═══ Data lines

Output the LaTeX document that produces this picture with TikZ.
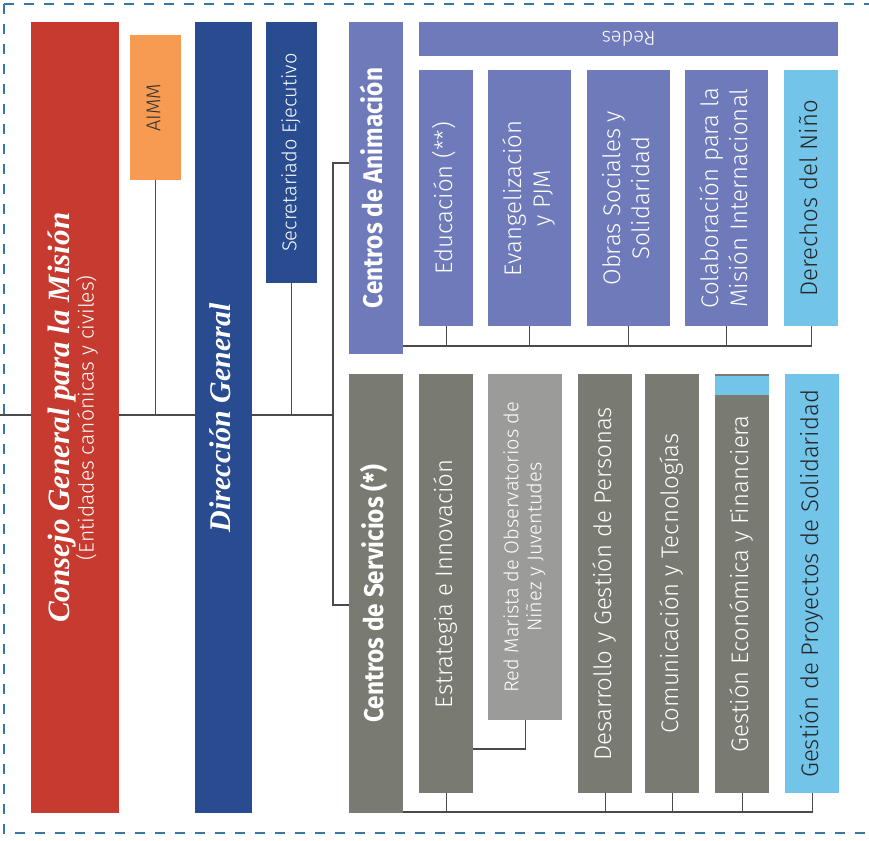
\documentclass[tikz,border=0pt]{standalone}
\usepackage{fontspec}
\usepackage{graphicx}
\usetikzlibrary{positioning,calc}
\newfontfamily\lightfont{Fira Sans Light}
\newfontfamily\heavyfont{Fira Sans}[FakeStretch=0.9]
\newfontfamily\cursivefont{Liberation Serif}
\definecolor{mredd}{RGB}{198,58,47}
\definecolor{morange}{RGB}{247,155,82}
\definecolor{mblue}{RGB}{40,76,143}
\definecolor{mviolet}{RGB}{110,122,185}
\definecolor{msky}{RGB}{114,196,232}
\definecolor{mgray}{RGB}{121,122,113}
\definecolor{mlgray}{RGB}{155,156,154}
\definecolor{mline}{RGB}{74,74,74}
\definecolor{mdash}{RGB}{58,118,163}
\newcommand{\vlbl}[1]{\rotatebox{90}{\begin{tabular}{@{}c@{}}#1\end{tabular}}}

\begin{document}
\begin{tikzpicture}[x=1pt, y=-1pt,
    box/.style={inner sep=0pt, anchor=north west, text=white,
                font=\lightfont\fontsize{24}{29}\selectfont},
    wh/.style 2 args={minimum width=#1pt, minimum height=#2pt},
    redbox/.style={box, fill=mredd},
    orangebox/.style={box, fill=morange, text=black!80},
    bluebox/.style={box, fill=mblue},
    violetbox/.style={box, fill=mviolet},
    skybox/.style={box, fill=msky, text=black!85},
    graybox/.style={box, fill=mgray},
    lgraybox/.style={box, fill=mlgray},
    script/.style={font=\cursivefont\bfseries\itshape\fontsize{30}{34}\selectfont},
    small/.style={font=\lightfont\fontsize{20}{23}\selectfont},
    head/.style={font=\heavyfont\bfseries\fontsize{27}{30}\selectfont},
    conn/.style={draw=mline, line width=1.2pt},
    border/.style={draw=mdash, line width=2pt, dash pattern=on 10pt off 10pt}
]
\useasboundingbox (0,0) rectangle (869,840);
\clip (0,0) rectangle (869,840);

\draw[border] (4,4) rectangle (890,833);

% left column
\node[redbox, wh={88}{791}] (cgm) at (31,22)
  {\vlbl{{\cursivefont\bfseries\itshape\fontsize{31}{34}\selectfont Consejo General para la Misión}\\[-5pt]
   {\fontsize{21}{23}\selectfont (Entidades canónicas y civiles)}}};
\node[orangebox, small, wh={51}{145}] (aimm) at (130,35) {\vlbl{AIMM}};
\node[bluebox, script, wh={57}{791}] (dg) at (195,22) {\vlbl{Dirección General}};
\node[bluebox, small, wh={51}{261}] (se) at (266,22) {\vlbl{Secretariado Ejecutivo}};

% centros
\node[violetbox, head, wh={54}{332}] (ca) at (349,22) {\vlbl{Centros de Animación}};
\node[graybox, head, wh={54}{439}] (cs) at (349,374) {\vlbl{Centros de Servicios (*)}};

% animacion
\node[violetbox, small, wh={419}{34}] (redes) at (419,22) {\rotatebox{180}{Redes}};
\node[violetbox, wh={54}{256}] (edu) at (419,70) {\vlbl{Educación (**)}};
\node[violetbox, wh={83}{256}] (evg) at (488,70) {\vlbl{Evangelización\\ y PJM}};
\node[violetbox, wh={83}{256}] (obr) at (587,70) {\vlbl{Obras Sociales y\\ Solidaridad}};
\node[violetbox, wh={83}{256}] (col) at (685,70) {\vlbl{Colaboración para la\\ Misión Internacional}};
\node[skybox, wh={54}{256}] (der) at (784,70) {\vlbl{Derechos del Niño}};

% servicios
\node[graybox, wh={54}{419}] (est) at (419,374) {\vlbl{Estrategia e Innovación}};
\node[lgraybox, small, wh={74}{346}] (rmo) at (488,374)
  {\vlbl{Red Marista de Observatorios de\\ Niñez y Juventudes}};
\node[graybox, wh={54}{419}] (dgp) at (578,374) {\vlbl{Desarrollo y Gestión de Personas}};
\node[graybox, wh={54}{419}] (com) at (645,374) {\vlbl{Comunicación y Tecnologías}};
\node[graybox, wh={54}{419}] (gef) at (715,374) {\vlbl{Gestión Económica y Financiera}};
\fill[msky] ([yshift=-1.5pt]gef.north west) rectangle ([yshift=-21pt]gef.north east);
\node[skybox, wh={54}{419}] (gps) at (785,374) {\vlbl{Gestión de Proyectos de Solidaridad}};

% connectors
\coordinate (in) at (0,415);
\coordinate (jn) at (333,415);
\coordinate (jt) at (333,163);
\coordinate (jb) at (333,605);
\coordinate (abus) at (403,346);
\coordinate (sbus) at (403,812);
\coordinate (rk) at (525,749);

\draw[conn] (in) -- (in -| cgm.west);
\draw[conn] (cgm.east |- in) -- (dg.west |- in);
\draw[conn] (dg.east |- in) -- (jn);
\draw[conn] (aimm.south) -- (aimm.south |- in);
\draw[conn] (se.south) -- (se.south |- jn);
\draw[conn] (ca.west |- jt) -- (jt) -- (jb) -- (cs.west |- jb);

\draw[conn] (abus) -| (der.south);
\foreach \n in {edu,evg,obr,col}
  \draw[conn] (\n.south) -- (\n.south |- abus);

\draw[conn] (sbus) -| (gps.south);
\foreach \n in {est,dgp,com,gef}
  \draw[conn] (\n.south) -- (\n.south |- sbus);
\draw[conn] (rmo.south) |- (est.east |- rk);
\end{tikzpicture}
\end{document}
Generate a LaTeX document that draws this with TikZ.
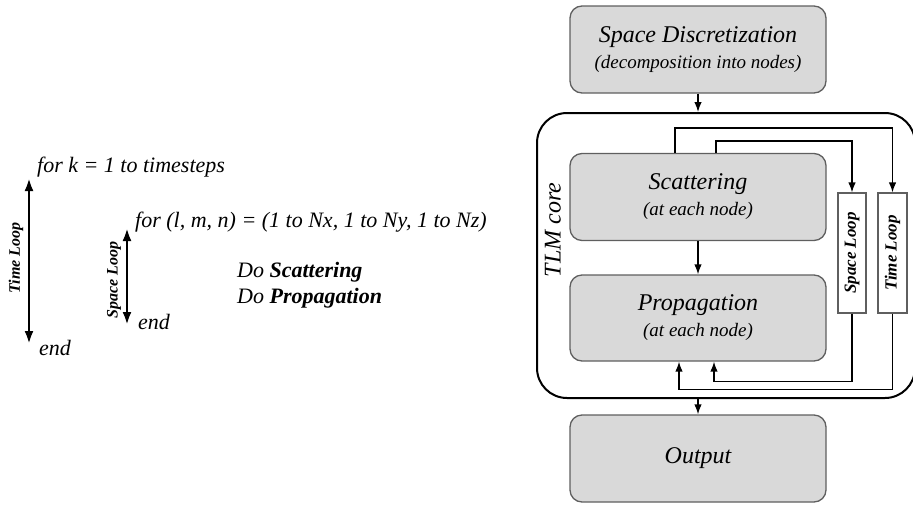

══════

▸ Your task
The pictures in the entries should be left out; output everything else exactly.

▸ Result of this task
Output the LaTeX document that produces this picture with TikZ.
\documentclass[tikz,border=0pt]{standalone}
\usepackage{fontspec}
\usepackage{graphicx}
\usetikzlibrary{positioning,calc}
\newfontfamily\lightfont{Fira Sans Light}
\newfontfamily\heavyfont{Fira Sans}[FakeStretch=0.9]
\newfontfamily\cursivefont{Liberation Serif}
\definecolor{mredd}{RGB}{198,58,47}
\definecolor{morange}{RGB}{247,155,82}
\definecolor{mblue}{RGB}{40,76,143}
\definecolor{mviolet}{RGB}{110,122,185}
\definecolor{msky}{RGB}{114,196,232}
\definecolor{mgray}{RGB}{121,122,113}
\definecolor{mlgray}{RGB}{155,156,154}
\definecolor{mline}{RGB}{74,74,74}
\definecolor{mdash}{RGB}{58,118,163}
\newcommand{\vlbl}[1]{\rotatebox{90}{\begin{tabular}{@{}c@{}}#1\end{tabular}}}

\begin{document}
\begin{tikzpicture}[x=1pt, y=-1pt,
    box/.style={inner sep=0pt, anchor=north west, text=white,
                font=\lightfont\fontsize{24}{29}\selectfont},
    wh/.style 2 args={minimum width=#1pt, minimum height=#2pt},
    redbox/.style={box, fill=mredd},
    orangebox/.style={box, fill=morange, text=black!80},
    bluebox/.style={box, fill=mblue},
    violetbox/.style={box, fill=mviolet},
    skybox/.style={box, fill=msky, text=black!85},
    graybox/.style={box, fill=mgray},
    lgraybox/.style={box, fill=mlgray},
    script/.style={font=\cursivefont\bfseries\itshape\fontsize{30}{34}\selectfont},
    small/.style={font=\lightfont\fontsize{20}{23}\selectfont},
    head/.style={font=\heavyfont\bfseries\fontsize{27}{30}\selectfont},
    conn/.style={draw=mline, line width=1.2pt},
    border/.style={draw=mdash, line width=2pt, dash pattern=on 10pt off 10pt}
]
\useasboundingbox (0,0) rectangle (869,840);
\clip (0,0) rectangle (869,840);

\draw[border] (4,4) rectangle (890,833);

% left column
\node[redbox, wh={88}{791}] (cgm) at (31,22)
  {\vlbl{{\cursivefont\bfseries\itshape\fontsize{31}{34}\selectfont Consejo General para la Misión}\\[-5pt]
   {\fontsize{21}{23}\selectfont (Entidades canónicas y civiles)}}};
\node[orangebox, small, wh={51}{145}] (aimm) at (130,35) {\vlbl{AIMM}};
\node[bluebox, script, wh={57}{791}] (dg) at (195,22) {\vlbl{Dirección General}};
\node[bluebox, small, wh={51}{261}] (se) at (266,22) {\vlbl{Secretariado Ejecutivo}};

% centros
\node[violetbox, head, wh={54}{332}] (ca) at (349,22) {\vlbl{Centros de Animación}};
\node[graybox, head, wh={54}{439}] (cs) at (349,374) {\vlbl{Centros de Servicios (*)}};

% animacion
\node[violetbox, small, wh={419}{34}] (redes) at (419,22) {\rotatebox{180}{Redes}};
\node[violetbox, wh={54}{256}] (edu) at (419,70) {\vlbl{Educación (**)}};
\node[violetbox, wh={83}{256}] (evg) at (488,70) {\vlbl{Evangelización\\ y PJM}};
\node[violetbox, wh={83}{256}] (obr) at (587,70) {\vlbl{Obras Sociales y\\ Solidaridad}};
\node[violetbox, wh={83}{256}] (col) at (685,70) {\vlbl{Colaboración para la\\ Misión Internacional}};
\node[skybox, wh={54}{256}] (der) at (784,70) {\vlbl{Derechos del Niño}};

% servicios
\node[graybox, wh={54}{419}] (est) at (419,374) {\vlbl{Estrategia e Innovación}};
\node[lgraybox, small, wh={74}{346}] (rmo) at (488,374)
  {\vlbl{Red Marista de Observatorios de\\ Niñez y Juventudes}};
\node[graybox, wh={54}{419}] (dgp) at (578,374) {\vlbl{Desarrollo y Gestión de Personas}};
\node[graybox, wh={54}{419}] (com) at (645,374) {\vlbl{Comunicación y Tecnologías}};
\node[graybox, wh={54}{419}] (gef) at (715,374) {\vlbl{Gestión Económica y Financiera}};
\fill[msky] ([yshift=-1.5pt]gef.north west) rectangle ([yshift=-21pt]gef.north east);
\node[skybox, wh={54}{419}] (gps) at (785,374) {\vlbl{Gestión de Proyectos de Solidaridad}};

% connectors
\coordinate (in) at (0,415);
\coordinate (jn) at (333,415);
\coordinate (jt) at (333,163);
\coordinate (jb) at (333,605);
\coordinate (abus) at (403,346);
\coordinate (sbus) at (403,812);
\coordinate (rk) at (525,749);

\draw[conn] (in) -- (in -| cgm.west);
\draw[conn] (cgm.east |- in) -- (dg.west |- in);
\draw[conn] (dg.east |- in) -- (jn);
\draw[conn] (aimm.south) -- (aimm.south |- in);
\draw[conn] (se.south) -- (se.south |- jn);
\draw[conn] (ca.west |- jt) -- (jt) -- (jb) -- (cs.west |- jb);

\draw[conn] (abus) -| (der.south);
\foreach \n in {edu,evg,obr,col}
  \draw[conn] (\n.south) -- (\n.south |- abus);

\draw[conn] (sbus) -| (gps.south);
\foreach \n in {est,dgp,com,gef}
  \draw[conn] (\n.south) -- (\n.south |- sbus);
\draw[conn] (rmo.south) |- (est.east |- rk);
\end{tikzpicture}
\end{document}
Generate a LaTeX document that draws this with TikZ.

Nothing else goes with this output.